The buyer sees "Personalized Gift for Mom" and is still waiting to learn what the product is. By the time the title is cut off, they have no idea if you sell a mug, a necklace, or a print.
"Handmade Ceramic Coffee Mug with Flower..."
The buyer immediately knows the product (ceramic coffee mug), the aesthetic (flower), and can picture whether it matches what they're searching for. The click decision happens in under two seconds.
The tool highlights exactly what buyers see before the cutoff.
Use your backend Attributes — and stop repeating them in titles
Etsy gives every listing a set of structured Attributes: color, material, occasion, style, and more. These attributes are indexed separately and help your listing appear in filtered searches without needing to appear in the title itself.
Most sellers don't realize this — so they enter "Blue" in their Color attribute, then also write "Blue" in the title. They enter "Ceramic" in the Material attribute, then write it in the title again. Each redundant word is a wasted character that could be used for a more specific, descriptive term that does appear only in the title.
The right workflow
- Fill in every Attribute your product qualifies for.
- Then write your title as if those attributes don't exist — because in the search index, they already do.
- Use the reclaimed space to describe the specific aesthetic, the use case, or the emotional benefit of your product.
Before and after: real title transformations
Example 1: Coffee Mug
Handmade Blue Ceramic Mug Coffee Cup Pottery Gift for Mom Tea Cup Blue Mug Handcrafted Gift Ceramic Pottery Coffee Mug Unique Gift Mom
Handmade Ceramic Coffee Mug with Botanical Print, Cozy Home Gift for Her
The humanized version leads with the product, adds a differentiating detail (botanical print), and speaks to an emotion (cozy, gift for her) without repeating a single word.
Example 2: Printable Wall Art
Printable Wall Art Digital Download Bedroom Wall Art Living Room Print Boho Decor Downloadable Print Wall Art Digital Art Instant Download
Boho Botanical Bedroom Print, Instant Digital Download, Neutral Tones
"Wall art" and "print" meant the same thing, yet they appeared four times combined.
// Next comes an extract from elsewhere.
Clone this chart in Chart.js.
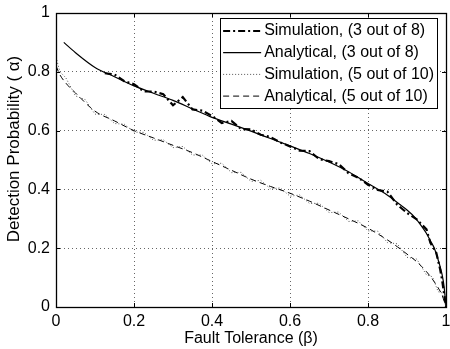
<!DOCTYPE html>
<html>
<head>
<meta charset="utf-8">
<script src="https://cdn.jsdelivr.net/npm/chart.js@4"></script>
<style>
  html, body { margin: 0; padding: 0; background: #fff; }
  #wrap { width: 450px; height: 349px; }
</style>
</head>
<body>
<div id="wrap"><canvas id="myChart"></canvas></div>
<script>
const FONT = "'Liberation Sans', Arial, Helvetica, sans-serif";

// Simulation, (3 out of 8)
const sim3x = [0.125,0.15,0.175,0.2,0.225,0.25,0.275,0.3,0.325,0.35,0.375,0.4,0.425,0.45,0.475,0.5,0.525,0.55,0.575,0.6,0.625,0.65,0.675,0.7,0.725,0.75,0.775,0.8,0.825,0.85,0.875,0.9,0.925,0.95,0.96,0.975,0.985,0.99,1.0];
const sim3y = [0.795,0.791,0.768,0.758,0.733,0.733,0.724,0.686,0.714,0.672,0.668,0.650,0.626,0.633,0.605,0.604,0.586,0.578,0.560,0.546,0.532,0.530,0.503,0.496,0.486,0.455,0.440,0.416,0.398,0.392,0.348,0.320,0.298,0.264,0.218,0.185,0.128,0.092,0.0];

// Analytical, (3 out of 8)
const ana3x = [0.02,0.05,0.1,0.15,0.2,0.25,0.3,0.35,0.4,0.45,0.5,0.55,0.6,0.65,0.7,0.75,0.8,0.85,0.88,0.9,0.92,0.94,0.95,0.96,0.97,0.98,0.985,0.99,0.995,1.0];
const ana3y = [0.90,0.865,0.815,0.783,0.752,0.727,0.703,0.674,0.645,0.622,0.598,0.573,0.548,0.522,0.493,0.46,0.42,0.38,0.35,0.33,0.305,0.27,0.25,0.225,0.2,0.16,0.137,0.11,0.07,0.0];

// Simulation, (5 out of 10)
const sim5x = [0,0.01,0.025,0.05,0.075,0.1,0.125,0.15,0.175,0.2,0.225,0.25,0.275,0.3,0.325,0.35,0.375,0.4,0.425,0.45,0.475,0.5,0.525,0.55,0.575,0.6,0.625,0.65,0.675,0.7,0.725,0.75,0.775,0.8,0.825,0.85,0.875,0.9,0.925,0.95,0.965,0.98,0.99,1.0];
const sim5y = [0.85,0.80,0.78,0.718,0.705,0.656,0.655,0.624,0.622,0.595,0.594,0.567,0.569,0.542,0.546,0.517,0.517,0.487,0.489,0.457,0.458,0.427,0.431,0.402,0.405,0.377,0.381,0.352,0.353,0.321,0.323,0.291,0.293,0.259,0.258,0.219,0.215,0.169,0.163,0.109,0.103,0.052,0.048,0.0];

// Analytical, (5 out of 10)
const ana5x = [0,0.01,0.025,0.05,0.1,0.15,0.2,0.25,0.3,0.35,0.4,0.45,0.5,0.55,0.6,0.65,0.7,0.75,0.8,0.85,0.875,0.9,0.925,0.95,0.965,0.98,0.99,1.0];
const ana5y = [0.82,0.79,0.762,0.728,0.666,0.633,0.6,0.575,0.55,0.525,0.495,0.465,0.435,0.41,0.387,0.36,0.33,0.3,0.268,0.228,0.205,0.18,0.154,0.12,0.095,0.065,0.04,0.0];

const tickValues = [0, 0.2, 0.4, 0.6, 0.8, 1];
const yTitle = 'Detection Probability ( α)';

function pts(xs, ys) {
    return xs.map((x, i) => ({ x: x, y: ys[i] }));
}

// legend box inside the axes, top right
const boxLegend = {
    id: 'boxLegend',
    afterDatasetsDraw(chart) {
        const ctx = chart.ctx;
        const area = chart.chartArea;
        const sets = chart.data.datasets;
        ctx.save();
        ctx.font = '16px ' + FONT;
        let maxW = 0;
        sets.forEach(ds => { maxW = Math.max(maxW, ctx.measureText(ds.label).width); });
        const lineLen = 38, rowH = 21.7;
        const right = area.right - 9;
        const top = area.top + 5;
        const w = 3 + lineLen + 3 + maxW + 3;
        const h = rowH * sets.length + 3;
        const left = right - w;
        ctx.fillStyle = '#fff';
        ctx.fillRect(left, top, w, h);
        ctx.strokeStyle = '#000';
        ctx.lineWidth = 1;
        ctx.setLineDash([]);
        ctx.strokeRect(Math.round(left) + 0.5, Math.round(top) + 0.5, Math.round(w), Math.round(h));
        sets.forEach((ds, i) => {
            const y = top + 13 + i * rowH;
            ctx.beginPath();
            ctx.strokeStyle = ds.borderColor;
            ctx.lineWidth = ds.borderWidth;
            ctx.setLineDash(ds.borderDash || []);
            ctx.moveTo(left + 3, y);
            ctx.lineTo(left + 3 + lineLen, y);
            ctx.stroke();
            ctx.setLineDash([]);
            ctx.fillStyle = '#000';
            ctx.textBaseline = 'middle';
            ctx.textAlign = 'left';
            ctx.fillText(ds.label, left + 3 + lineLen + 3, y);
        });
        ctx.restore();
    }
};

// axes frame with inward tick marks, plus the y axis title
const frame = {
    id: 'frame',
    afterDatasetsDraw(chart) {
        const ctx = chart.ctx;
        const a = chart.chartArea;
        const xs = chart.scales.x, ys = chart.scales.y;
        ctx.save();
        ctx.strokeStyle = '#000';
        ctx.lineWidth = 1;
        ctx.setLineDash([]);
        ctx.beginPath();
        tickValues.forEach(v => {
            const px = Math.round(xs.getPixelForValue(v)) + 0.5;
            ctx.moveTo(px, a.bottom); ctx.lineTo(px, a.bottom - 4);
            ctx.moveTo(px, a.top); ctx.lineTo(px, a.top + 4);
            const py = Math.round(ys.getPixelForValue(v)) + 0.5;
            ctx.moveTo(a.left, py); ctx.lineTo(a.left + 4, py);
            ctx.moveTo(a.right, py); ctx.lineTo(a.right - 4, py);
        });
        ctx.stroke();
        ctx.lineWidth = 1.3;
        ctx.strokeRect(Math.round(a.left) + 0.5, Math.round(a.top) + 0.5, Math.round(a.right - a.left), Math.round(a.bottom - a.top));

        ctx.translate(14, (a.top + a.bottom) / 2 - 11);
        ctx.rotate(-Math.PI / 2);
        ctx.font = '17px ' + FONT;
        ctx.fillStyle = '#000';
        ctx.textAlign = 'center';
        ctx.textBaseline = 'middle';
        ctx.fillText(yTitle, 0, 0);
        ctx.restore();
    }
};

const ctx = document.getElementById('myChart').getContext('2d');
new Chart(ctx, {
    type: 'line',
    data: {
        datasets: [
            {
                label: 'Simulation, (3 out of 8)',
                data: pts(sim3x, sim3y),
                borderColor: '#000',
                borderWidth: 2.2,
                borderDash: [7, 3, 2, 3],
                pointRadius: 0,
                tension: 0,
                order: 1
            },
            {
                label: 'Analytical, (3 out of 8)',
                data: pts(ana3x, ana3y),
                borderColor: '#000',
                borderWidth: 1.2,
                pointRadius: 0,
                cubicInterpolationMode: 'monotone',
                order: 2
            },
            {
                label: 'Simulation, (5 out of 10)',
                data: pts(sim5x, sim5y),
                borderColor: '#555',
                borderWidth: 1,
                borderDash: [1, 2],
                pointRadius: 0,
                tension: 0,
                order: 3
            },
            {
                label: 'Analytical, (5 out of 10)',
                data: pts(ana5x, ana5y),
                borderColor: '#000',
                borderWidth: 1,
                borderDash: [6, 4],
                pointRadius: 0,
                cubicInterpolationMode: 'monotone',
                order: 4
            }
        ]
    },
    options: {
        animation: false,
        responsive: true,
        maintainAspectRatio: false,
        layout: { padding: { top: 13, right: 4, left: 0, bottom: 0 } },
        plugins: {
            legend: { display: false },
            tooltip: { enabled: false }
        },
        scales: {
            x: {
                type: 'linear',
                min: 0,
                max: 1,
                afterBuildTicks: scale => { scale.ticks = tickValues.map(v => ({ value: v })); },
                afterFit: scale => {
                    scale.height = 42;
                    scale.paddingLeft = 0;
                    scale.paddingRight = 0;
                },
                ticks: {
                    color: '#000',
                    font: { family: FONT, size: 16 },
                    padding: 5,
                    maxRotation: 0,
                    callback: v => String(v)
                },
                grid: { color: '#666', lineWidth: 1, drawTicks: false },
                border: { display: false, dash: [1, 3] },
                title: {
                    display: true,
                    text: 'Fault Tolerance (β)',
                    color: '#000',
                    font: { family: FONT, size: 16 },
                    padding: { top: 0, bottom: 1 }
                }
            },
            y: {
                type: 'linear',
                min: 0,
                max: 1,
                afterBuildTicks: scale => { scale.ticks = tickValues.map(v => ({ value: v })); },
                afterFit: scale => {
                    scale.width = 56;
                    scale.paddingTop = 0;
                    scale.paddingBottom = 0;
                },
                ticks: {
                    color: '#000',
                    font: { family: FONT, size: 16 },
                    padding: 6,
                    callback: v => String(v)
                },
                grid: { color: '#666', lineWidth: 1, drawTicks: false },
                border: { display: false, dash: [1, 3] }
            }
        }
    },
    plugins: [frame, boxLegend]
});
</script>
</body>
</html>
The clean version puts the aesthetic first (boho botanical), specifies the room, and keeps the download signal once.
How Etsy's algorithm actually scores your listing
Etsy uses a quality score that weighs search relevance against engagement signals. The engagement signals — click-through rate (CTR) and conversion rate (CVR) — are measured relative to how often your listing appears in search.
Here's the part most sellers miss: a listing that appears in 10,000 searches and converts at 1% is ranked below a listing that appears in 3,000 searches and converts at 4%. Etsy's algorithm rewards efficiency, not volume.
Keyword stuffing inflates your search impressions by matching more queries. But it simultaneously tanks your CTR (because the title looks spammy) and your CVR (because the wrong buyers are clicking through). The result is a listing that appears constantly and performs poorly — the worst possible outcome for your ranking.
Subtractive SEO shrinks your search surface area deliberately — matching fewer, more relevant searches, and converting those searches at a higher rate. That signals quality to Etsy's algorithm and earns better placement over time.